The best way to explore Taos (Visitor Center +1 505 758 3873 or 800 732 TAOS) is on foot, starting with the Taos Plaza. The handsome stucco rectangle embraces galleries, bookstores, and shops selling all kinds of unusual and handmade crafts.
It would be hard to find an adobe dwelling more appealing than the Blumenschein Home (222 Ledoux St. +1 505 758 0505. Adm. fee), two blocks southwest of the plaza. Taos Society of Artists co-founder Ernest Blumenschein and his artist wife bought it in 1919, made additions, and filled it with handmade Taos and European furniture. It’s a shrine to Blumenschein creativity (even their daughter wielded a brush), with more art per square foot than most galleries. Burt Harwood, another early patron of the Taos art circle, lived with his wife in a handsome house that's now the Harwood Foundation Library and Museum (238 Ledoux St. +1 505 758 9826. Mon.-Sat.; Adm. fee). Paintings here illustrate the styles of art associated with Taos. Look for a gorgeous collection of wooden saints, or santos, made by early Spanish carvers.
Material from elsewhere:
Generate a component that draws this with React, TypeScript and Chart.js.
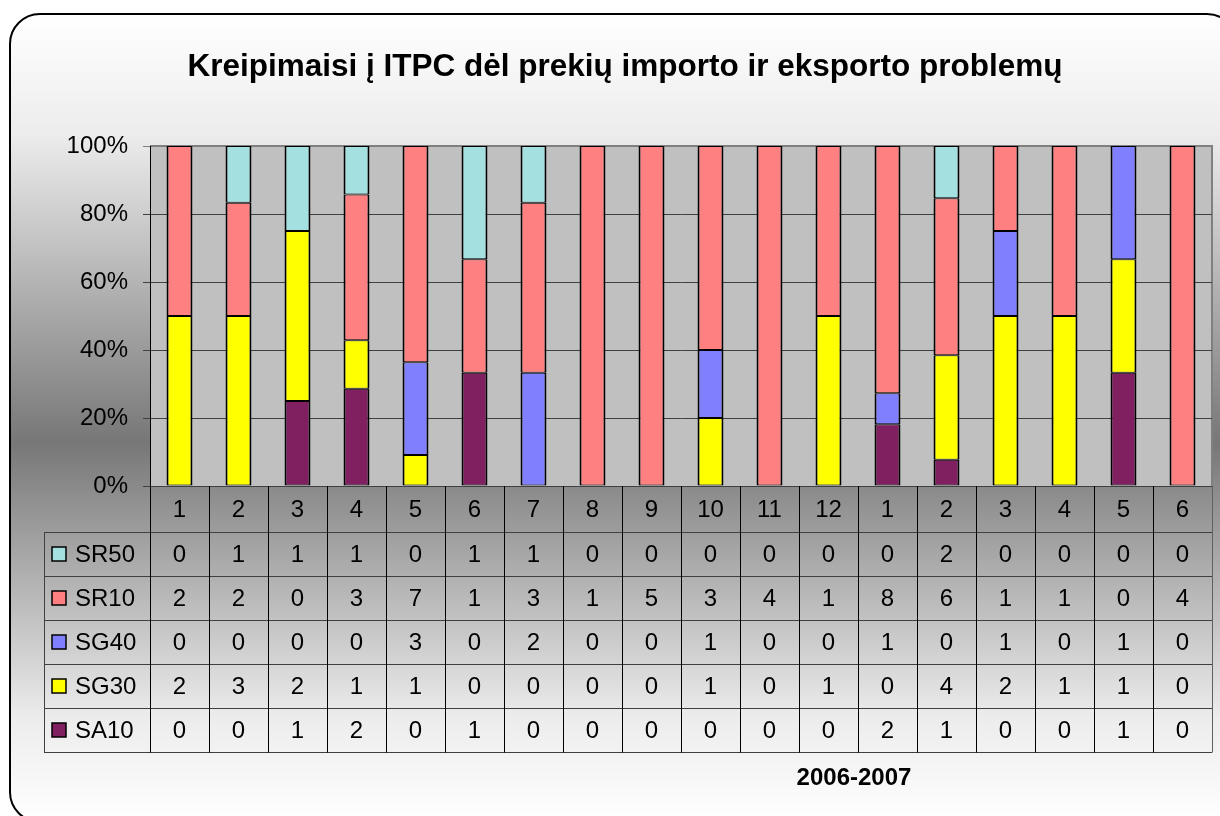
import React, { useEffect, useRef } from 'react';
import { Chart, registerables } from 'chart.js';

Chart.register(...registerables);

// ---- data ----
const months = ['1', '2', '3', '4', '5', '6', '7', '8', '9', '10', '11', '12', '1', '2', '3', '4', '5', '6'];
const SR50 = [0, 1, 1, 1, 0, 1, 1, 0, 0, 0, 0, 0, 0, 2, 0, 0, 0, 0];
const SR10 = [2, 2, 0, 3, 7, 1, 3, 1, 5, 3, 4, 1, 8, 6, 1, 1, 0, 4];
const SG40 = [0, 0, 0, 0, 3, 0, 2, 0, 0, 1, 0, 0, 1, 0, 1, 0, 1, 0];
const SG30 = [2, 3, 2, 1, 1, 0, 0, 0, 0, 1, 0, 1, 0, 4, 2, 1, 1, 0];
const SA10 = [0, 0, 1, 2, 0, 1, 0, 0, 0, 0, 0, 0, 2, 1, 0, 0, 1, 0];
const yTickValues = [0, 20, 40, 60, 80, 100];
const chartTitle = 'Kreipimaisi į ITPC dėl prekių importo ir eksporto problemų';
const xTitle = '2006-2007';

// series, bottom of stack first
const seriesNames = ['SA10', 'SG30', 'SG40', 'SR10', 'SR50'];
const seriesValues = [SA10, SG30, SG40, SR10, SR50];
const seriesColors = ['#802060', '#FFFF00', '#8080FF', '#FF8080', '#A4E0E0'];

const FONT = "'Liberation Sans', Arial, Helvetica, sans-serif";

const totals = months.map((_, i) => seriesValues.reduce((s, arr) => s + arr[i], 0));

const decorPlugin = {
  id: 'decor',
  beforeDraw(chart: any) {
    const ctx = chart.ctx as CanvasRenderingContext2D;
    const ca = chart.chartArea;
    ctx.save();
    // outer rounded box with vertical gradient
    const bx = 10, by = 14, bw = 1227, bh = 808, r = 30;
    const g = ctx.createLinearGradient(0, by, 0, by + bh);
    g.addColorStop(0, '#ffffff');
    g.addColorStop(0.15, '#ececec');
    g.addColorStop(0.53, '#777777');
    g.addColorStop(0.87, '#ececec');
    g.addColorStop(1, '#ffffff');
    ctx.beginPath();
    ctx.moveTo(bx + r, by);
    ctx.lineTo(bx + bw - r, by);
    ctx.arcTo(bx + bw, by, bx + bw, by + r, r);
    ctx.lineTo(bx + bw, by + bh - r);
    ctx.arcTo(bx + bw, by + bh, bx + bw - r, by + bh, r);
    ctx.lineTo(bx + r, by + bh);
    ctx.arcTo(bx, by + bh, bx, by + bh - r, r);
    ctx.lineTo(bx, by + r);
    ctx.arcTo(bx, by, bx + r, by, r);
    ctx.closePath();
    ctx.fillStyle = g;
    ctx.fill();
    ctx.lineWidth = 2;
    ctx.strokeStyle = '#000000';
    ctx.stroke();
    // plot area
    ctx.fillStyle = '#C0C0C0';
    ctx.fillRect(ca.left, ca.top, ca.right - ca.left, ca.bottom - ca.top);
    ctx.strokeStyle = '#808080';
    ctx.lineWidth = 2;
    ctx.beginPath();
    ctx.moveTo(ca.left, ca.top);
    ctx.lineTo(ca.right, ca.top);
    ctx.lineTo(ca.right, ca.bottom);
    ctx.stroke();
    ctx.restore();
  },
  afterDraw(chart: any) {
    const ctx = chart.ctx as CanvasRenderingContext2D;
    const ca = chart.chartArea;
    const n = months.length;
    const colW = (ca.right - ca.left) / n;
    const rowsY = [ca.bottom, 532, 576, 620, 664, 708, 752];
    const labelLeft = 44;
    ctx.save();

    // title
    ctx.fillStyle = '#000';
    ctx.textAlign = 'center';
    ctx.textBaseline = 'middle';
    ctx.font = `bold 31.5px ${FONT}`;
    ctx.fillText(chartTitle, 625, 67);

    // x title
    ctx.font = `bold 24px ${FONT}`;
    ctx.fillText(xTitle, 854, 778);

    // horizontal lines of table
    ctx.lineWidth = 1;
    ctx.strokeStyle = '#404040';
    for (let i = 1; i < rowsY.length; i++) {
      const y = Math.round(rowsY[i]) + 0.5;
      ctx.beginPath();
      ctx.moveTo(labelLeft, y);
      ctx.lineTo(ca.right, y);
      ctx.stroke();
    }
    // left border of label column
    ctx.beginPath();
    ctx.moveTo(labelLeft + 0.5, rowsY[1]);
    ctx.lineTo(labelLeft + 0.5, rowsY[rowsY.length - 1]);
    ctx.stroke();
    // vertical lines
    for (let i = 0; i <= n; i++) {
      const x = Math.round(ca.left + i * colW) + 0.5;
      ctx.strokeStyle = i === n ? '#606060' : '#000000';
      ctx.beginPath();
      ctx.moveTo(x, ca.bottom);
      ctx.lineTo(x, rowsY[rowsY.length - 1] + 0.5);
      ctx.stroke();
    }

    // header texts
    ctx.font = `24px ${FONT}`;
    ctx.fillStyle = '#000';
    ctx.textAlign = 'center';
    const xs = chart.scales.x;
    months.forEach((m, i) => {
      ctx.fillText(m, xs.getPixelForValue(i), (rowsY[0] + rowsY[1]) / 2 + 1);
    });

    // data rows (top row = top of stack)
    const order = [4, 3, 2, 1, 0];
    order.forEach((si, r) => {
      const yc = (rowsY[r + 1] + rowsY[r + 2]) / 2 + 1;
      // legend swatch
      ctx.fillStyle = seriesColors[si];
      ctx.fillRect(52, Math.round(yc - 8), 14, 14);
      ctx.strokeStyle = '#000';
      ctx.lineWidth = 1.5;
      ctx.strokeRect(52, Math.round(yc - 8), 14, 14);
      ctx.fillStyle = '#000';
      ctx.textAlign = 'left';
      ctx.fillText(seriesNames[si], 75, yc);
      ctx.textAlign = 'center';
      seriesValues[si].forEach((v, i) => {
        ctx.fillText(String(v), xs.getPixelForValue(i), yc);
      });
    });
    ctx.restore();
  },
};

export default function App() {
  const ref = useRef<HTMLCanvasElement | null>(null);
  useEffect(() => {
    if (!ref.current) return;
    const chart = new Chart(ref.current, {
      type: 'bar',
      data: {
        labels: months,
        datasets: seriesNames.map((name, si) => ({
          label: name,
          data: seriesValues[si].map((v, i) => (v === 0 ? null : (v / totals[i]) * 100)),
          backgroundColor: seriesColors[si],
          borderColor: '#000000',
          borderWidth: { top: 1, bottom: 1, left: 2, right: 2 },
          borderSkipped: false,
          inflateAmount: 0,
          barPercentage: 0.44,
          categoryPercentage: 1,
        })),
      },
      options: {
        responsive: false,
        animation: false,
        devicePixelRatio: 1,
        layout: { padding: { left: 0, top: 146, right: 8, bottom: 330 } },
        plugins: {
          legend: { display: false },
          tooltip: { enabled: false },
          title: { display: false },
        },
        scales: {
          x: {
            stacked: true,
            display: false,
          },
          y: {
            stacked: true,
            min: 0,
            max: 100,
            afterFit: (s: any) => {
              s.width = 150;
            },
            afterBuildTicks: (s: any) => {
              s.ticks = yTickValues.map((v) => ({ value: v }));
            },
            ticks: {
              callback: (v: any) => `${v}%`,
              color: '#000',
              font: { family: FONT, size: 24 },
              padding: 15,
            },
            grid: {
              color: (c: any) => (c.tick && c.tick.value === 100 ? '#808080' : '#404040'),
              lineWidth: 1,
              tickLength: 7,
              drawTicks: true,
            },
            border: { color: '#000', width: 1 },
          },
        },
      },
      plugins: [decorPlugin],
    });
    return () => chart.destroy();
  }, []);
  return (
    <div style={{ position: 'absolute', left: 0, top: 0, width: 1220, height: 816 }}>
      <canvas ref={ref} width={1220} height={816} style={{ display: 'block' }} />
    </div>
  );
}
Follow Kit Carson Road (US 64) east from the plaza to the 12-room Kit Carson Home and Museum (+1 505 758 4741. Adm. fee). Christopher Carson—mountain man, trapper, Army scout, Union colonel during the Civil War, steely enforcer in the gathering of Navajo into camps—was 33 when he married 14-year-old Josefa Jaramillo, the daughter of a wealthy Taos family. Carson gave her the house as a wedding present. It’s full of mountain-manly gear, historical documents, artifacts, and antiques. Kit and Josefa are buried in nearby Kit Carson Park (+1 505 758 4160), a 20-acre [8.1-hectare] wooded expanse of green just north off Paseo del Pueblo Norte.
Up the street is one of Taos’s most interesting homes, created by a Russian émigré artist, Nicolai Fechin. He embellished the antique adobe with Russian-style woodwork, preserved today by the Fechin Institute (227 Paseo del Pueblo Norte. +1 505 758 1710. Mem. Day–Oct. Tues.-Sun.; Adm. fee). Exhibits recall the painter’s innovative spirit as a mentor and teacher. A few blocks away stands another preserved residence, now the Governor Bent Museum (117A Bent St. +1 505 758 2376. Adm. fee). The rough-hewn adobe is where, in 1847, territorial governor Charles Bent was killed by a mob protesting New Mexico’s annexation by the United States. The stolid building is a somber repository of artifacts going back to prehistoric Indian times.
Taos Pueblo (+1 505 758 9593. Adm. fee, plus fees for photography, sketching, and filming) is five minutes north of town and a thousand years removed. Park on the broad plaza between two sprawling, multistory adobe buildings (North House and South House), built between A.D. 1000 and 1450. Signs invite you into craft and curio shops and bakeries selling bread baked in small earthen outdoor ovens. About 2,000 tribal members live outside the pueblo on reservation land, while the 200 or so who live here forsake electricity and running water. Inside the pueblos Church of San Gerónimo, a painting of the Virgin Mary surrounded by a halo of golden corncobs illustrates the community’s spiritual duality. The chapel was built about 1850 to replace an earlier church destroyed during the Mexican-American War.
Standard Oil heiress Millicent Rogers came to New Mexico in 1947, fell in love with everything about it, and began to collect the best examples of Native American and Hispanic art she could find. Her collection, perhaps the finest in the world, is housed 4 miles [6.4 kilometers] north of Taos in the adobe-style Millicent Rogers Museum (New Mexico 522 off US 64. +1 505 758 2462. Closed Mon. Nov.-April; Adm. fee). For a scenic circular drive, take US 64 east from Taos through Carson National Forest to the Moreno Valley. New Mexico’s highest pe ak, 13,161-foot [4,011.5-meter] Mount Wheeler, looms darkly to the west.
Sandstone walls rising west of the highway, just north of Eagle Nest, are remnants of the Mutz Hotel in long-dead Elizabethtown, which sprang up in 1868 following a gold strike along Willow Creek. A dirt road from the highway passes by small ranches to reach the ruin, which is photogenic but without interpretive information.